Digital Reporter

In a sports tournament, athletes are often seen wearing gear printed with the name of their sponsors if not wearing the sponsors’ actual products. But this partnership is different—it goes digital.

Aside from the players rushing, kicking a black and white spherical ball to each sides of the green football field, football fans also see different logos of companies flashing during every matches of the league. In the next two instalments of the tournament, football enthusiasts are going to see a new logo after Chinese technology company Vivo signed an agreement with FIFA to sponsor the 2018 and 2022 World Cups.

Football is considered to be among the most popular sports in the world. The FIFA World Cup, an international football competition organized by the sport’s global governing body Fédération Internationale de Football Association, is also among the most awaited quadrennial sports events in the world. According to a report by FIFA and Kantar Media, the final match between the teams from Germany and Argentina during its last installation in 2014 held in Brazil drew more than one billion fans around the world.

Vivo, as reported by Financial Times, will pay up to €70 million yearly until the 2022 World Cup in Qatar under the €400‑million agreement. With the deal, Vivo becomes FIFA’s 12th sponsor for World Cup 2018 and the third big Chinese firm to fund the tournament after multinational conglomerate Wanda and electronics manufacturer Hisense.

In a press release, Vivo said aside from the constant appearance of the company’s logo on field advertising boards, event tickets, press release backdrops, and other key promotional areas, the company will also come up with a customized FIFA World Cup phone.

FIFA will also invite guests to become Vivo phone photographers during pre‑match player warm‑ups while FIFA staff will use Vivo smart phones on‑site starting on the FIFA Confederations Cup 2017 that will open on June 17.

In the press release, Vivo’s senior vice president Ni Xudong said the company aims to “associate itself with the football spirit and show consumers all over the world Vivo’s creative, joyful, and international brand image.”

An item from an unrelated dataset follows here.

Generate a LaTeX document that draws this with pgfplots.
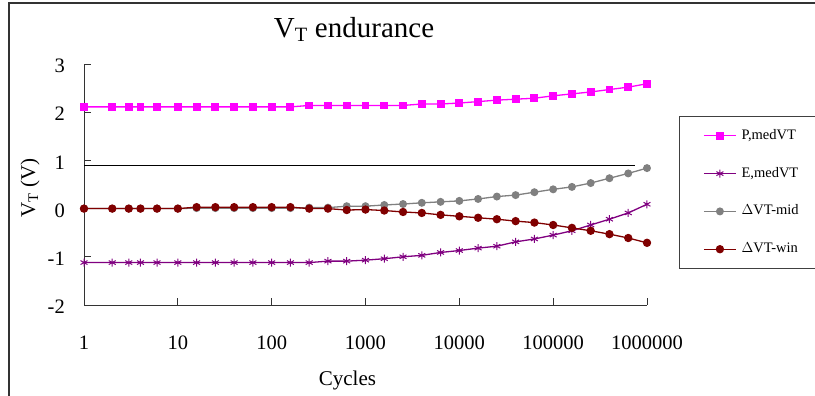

Meanwhile, Fatma Samoura, FIFA’s secretary general, said, “Football and technology are coming closer by the day, on and off the pitch, and it is a great moment to start a partnership of this nature with the leading global smartphone brand.”

It is not the first time that Vivo will use sports as a marketing tool. The company has been utilizing sports marketing to promote its products since it expanded into markets in different regions worldwide. In 2015, the company sponsored the Indian Premiere League, a professional cricket league in India. Vivo also tapped famous NBA player Stephen Curry to be the product ambassador for its flagship Xplay6 under the company’s partnership with NBA China last year.